Randullabad village is located in a rain-shadow area of Satara district and falls in the semi-arid zone. Groundwater is the major source of agricultural and drinking water needs in this village. Groundwater in this village, with a population of 1,857
persons are fed by three different aquifers over 854 square km.

The focus of the three-year project was to ensure availability of drinking water and meeting the agricultural needs of the village through participatory, sustainable and equitable approaches. The project was executed during 2011 -2013.


The participatory features of the initiative were supported by the whole of the village, and also included the passing of social resolutions by the Gram Sabha. The Advanced Centre for Water Resources Development and Management (ACWADAM) was the key knowledge resource centre as well as the implementing agency. The Bengaluru-based Arghyam foundation funded the project and provided strategic support.

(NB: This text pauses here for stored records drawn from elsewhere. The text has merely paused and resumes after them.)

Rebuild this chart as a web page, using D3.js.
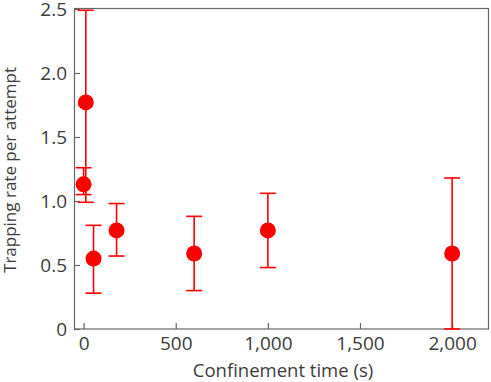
<!DOCTYPE html>
<html>
<head>
<meta charset="utf-8">
<script src="https://cdn.jsdelivr.net/npm/d3@7"></script>
<style>
  body { margin: 0; background: #fff; }
  text { font-family: "Open Sans", sans-serif; }
</style>
</head>
<body>
<svg id="chart" width="491" height="382"></svg>
<script>
// Data
const times = [0, 12, 54, 179, 600, 1000, 2000];           // confinement time (s)
const rates = [1.13, 1.77, 0.55, 0.77, 0.59, 0.77, 0.59];   // trapping rate per attempt
const errLow = [1.05, 0.99, 0.28, 0.57, 0.30, 0.48, 0.0];
const errHigh = [1.26, 2.49, 0.81, 0.98, 0.88, 1.06, 1.18];
const xTicks = [0, 500, 1000, 1500, 2000];
const yTicks = [0, 0.5, 1.0, 1.5, 2.0, 2.5];

const W = 491, H = 382;
const margin = { top: 8, right: 2, bottom: 53, left: 74 };
const svg = d3.select("#chart");

const x = d3.scaleLinear().domain([-52, 2200]).range([margin.left, W - margin.right]);
const y = d3.scaleLinear().domain([0, 2.5]).range([H - margin.bottom, 9]);

const AXIS = "#666";
const RED = "#ff0000";
const TXT = "#3c3c3c";

// frame
svg.append("rect")
  .attr("x", margin.left + 0.5)
  .attr("y", margin.top + 0.5)
  .attr("width", W - margin.left - margin.right - 1)
  .attr("height", H - margin.top - margin.bottom - 0.5)
  .attr("fill", "none")
  .attr("stroke", AXIS)
  .attr("stroke-width", 1.2);

// x axis (ticks point inwards)
const xAxis = svg.append("g")
  .attr("transform", `translate(0,${H - margin.bottom})`)
  .call(d3.axisBottom(x).tickValues(xTicks).tickSize(-6).tickPadding(8)
    .tickFormat(d3.format(",")));
xAxis.select(".domain").remove();
xAxis.selectAll("line").attr("stroke", AXIS).attr("stroke-width", 1.2);
xAxis.selectAll("text").attr("fill", TXT).style("font-size", "19px");

// y axis
const yAxis = svg.append("g")
  .attr("transform", `translate(${margin.left},0)`)
  .call(d3.axisLeft(y).tickValues(yTicks).tickSize(-6).tickPadding(7)
    .tickFormat(d => d === 0 ? "0" : d3.format(".1f")(d)));
yAxis.select(".domain").remove();
yAxis.selectAll("line").attr("stroke", AXIS).attr("stroke-width", 1.2);
yAxis.selectAll("text").attr("fill", TXT).style("font-size", "19px");

// axis labels
svg.append("text")
  .attr("x", 283)
  .attr("y", 377)
  .attr("text-anchor", "middle")
  .attr("fill", TXT)
  .style("font-size", "18.5px")
  .text("Confinement time (s)");

svg.append("text")
  .attr("transform", `translate(15.5,170) rotate(-90)`)
  .attr("text-anchor", "middle")
  .attr("fill", TXT)
  .style("font-size", "17px")
  .text("Trapping rate per attempt");

// error bars
const pts = times.map((t, i) => ({ t, v: rates[i], lo: errLow[i], hi: errHigh[i] }));
const bars = svg.append("g").attr("stroke", RED).attr("stroke-width", 1.6);
const CAP = 8;
pts.forEach(p => {
  bars.append("line").attr("x1", x(p.t)).attr("x2", x(p.t)).attr("y1", y(p.lo)).attr("y2", y(p.hi));
  [p.lo, p.hi].forEach(e => {
    bars.append("line")
      .attr("x1", x(p.t) - CAP).attr("x2", x(p.t) + CAP)
      .attr("y1", y(e)).attr("y2", y(e));
  });
});

// points
svg.append("g").selectAll("circle")
  .data(pts)
  .join("circle")
  .attr("cx", d => x(d.t))
  .attr("cy", d => y(d.v))
  .attr("r", 8)
  .attr("fill", RED);
</script>
</body>
</html>
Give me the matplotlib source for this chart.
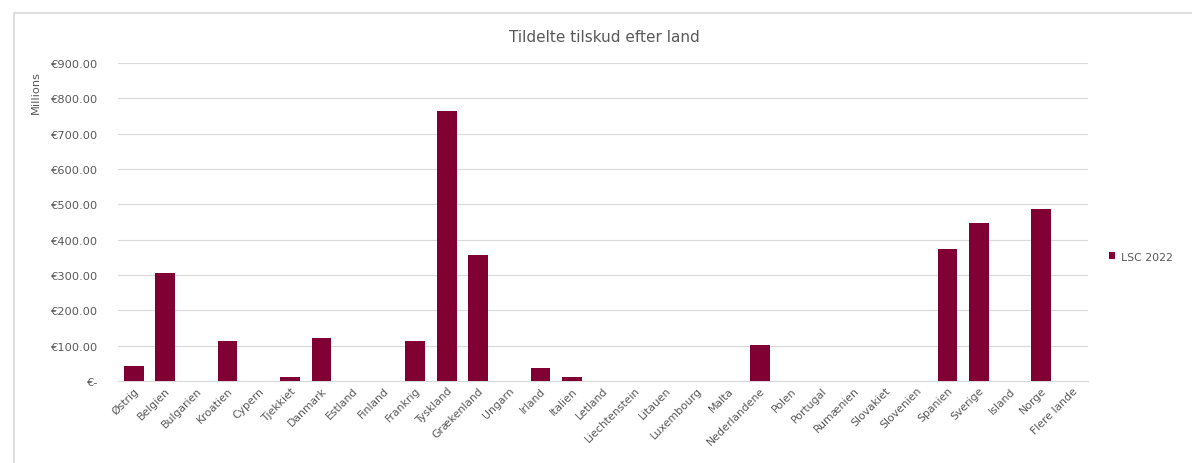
import matplotlib.pyplot as plt
from matplotlib.patches import Rectangle
from matplotlib.ticker import FuncFormatter

plt.rcParams['font.family'] = ['DejaVu Sans']

lande = ['Østrig', 'Belgien', 'Bulgarien', 'Kroatien', 'Cypern', 'Tjekkiet', 'Danmark',
         'Estland', 'Finland', 'Frankrig', 'Tyskland', 'Grækenland', 'Ungarn', 'Irland',
         'Italien', 'Letland', 'Liechtenstein', 'Litauen', 'Luxembourg', 'Malta',
         'Nederlandene', 'Polen', 'Portugal', 'Rumænien', 'Slovakiet', 'Slovenien',
         'Spanien', 'Sverige', 'Island', 'Norge', 'Flere lande']
lsc_2022 = [42, 306, 0, 113, 0, 11, 122, 0, 0, 113, 764, 357, 0, 37, 11, 0, 0, 0, 0, 0,
            102, 0, 0, 0, 0, 0, 374, 447, 0, 487, 0]

grey = '#595959'
fig = plt.figure(figsize=(11.92, 4.64), dpi=100)
ax = fig.add_axes([0.099, 0.177, 0.814, 0.685])

ax.bar(range(len(lande)), lsc_2022, width=0.63, color='#800033', label='LSC 2022', zorder=3)

ax.set_xlim(-0.5, len(lande) - 0.5)
ax.set_ylim(0, 900)
ax.set_yticks(range(0, 901, 100))
ax.yaxis.set_major_formatter(FuncFormatter(lambda v, p: '€-' if v == 0 else f'€{v:.2f}'))
ax.grid(axis='y', color='#d9d9d9', linewidth=0.8, zorder=0)
for s in ['top', 'right', 'left']:
    ax.spines[s].set_visible(False)
ax.spines['bottom'].set_color('#d9d9d9')
ax.tick_params(axis='y', length=0, labelsize=8.2, labelcolor=grey, pad=14)
ax.tick_params(axis='x', length=0, labelsize=7.8, labelcolor=grey, pad=3)
ax.set_xticks(range(len(lande)))
ax.set_xticklabels(lande, rotation=45, ha='right', rotation_mode='anchor')
ax.set_ylabel('Millions', fontsize=8.2, color=grey)
ax.yaxis.set_label_coords(-0.079, 0.91)

fig.text(0.507, 0.92, 'Tildelte tilskud efter land', ha='center', va='center',
         fontsize=11, color=grey)
fig.legend(loc='center left', bbox_to_anchor=(0.922, 0.445), frameon=False,
           fontsize=7.8, labelcolor=grey, handlelength=0.6, handleheight=0.6,
           handletextpad=0.5)

fig.patches.append(Rectangle((0.012, -0.1), 1.5, 1.07, transform=fig.transFigure,
                             fill=False, edgecolor='#d9d9d9', linewidth=1.2))

fig.savefig('out.png', dpi=100)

The intervention followed a series of steps towards improved management of groundwater resources in a democratic manner. These steps included awareness and sensitization about the need for community-based water management, hydrogeological and socio-economic surveys, groundwater budgeting, setting up a weather monitoring station, training and orientation sessions on basic concepts of hydrogeology.

ACWADAM promoted the idea of community-based groundwater management by illustrating its direct benefits. Trust building over time helped to arrive at a consensus for implementation of a participatory groundwater management system. The development of protocols for collective and sustainable use of water resources began with a hydrogeological and socio-economic survey of the village. ACWADAM  documented the availability of water and the pattern of water use. All 167 wells were mapped and 29 of them were closely monitored as they represented the local aquifer conditions. Villagers were also involved in groundwater and weather data collection. They attended training sessions and sensitization workshops on groundwater science.

After documenting and analyzing the hydrogeological characteristics, concepts about watersheds and aquifers and groundwater movement was explained, which further helped in building local cognitive capacities. Simplified analysis and interpretations of aquifer systems, aquifer wise groundwater balance, groundwater exploitations trends in the village and its future impacts were shared and discussed among the community on a regular basis.

ACWADAM has also set up a weather monitoring station to develop a groundwater budget and protocols for water conservation for the aquifer system. To exemplify social resolutions with regard to the protocols, the local village assembly (Gram Sabha) passed resolutions. Communities then prepared groundwater security plans for the village as a whole. Farmers in the village were educated about the different crops and their respective water consumption.

The village assembly resolution also regulated use to only the shallow unconfined aquifer system. The deeper aquifer was kept intact in its natural state, which helped in ensuring equilibrium between shallow and deeper groundwater.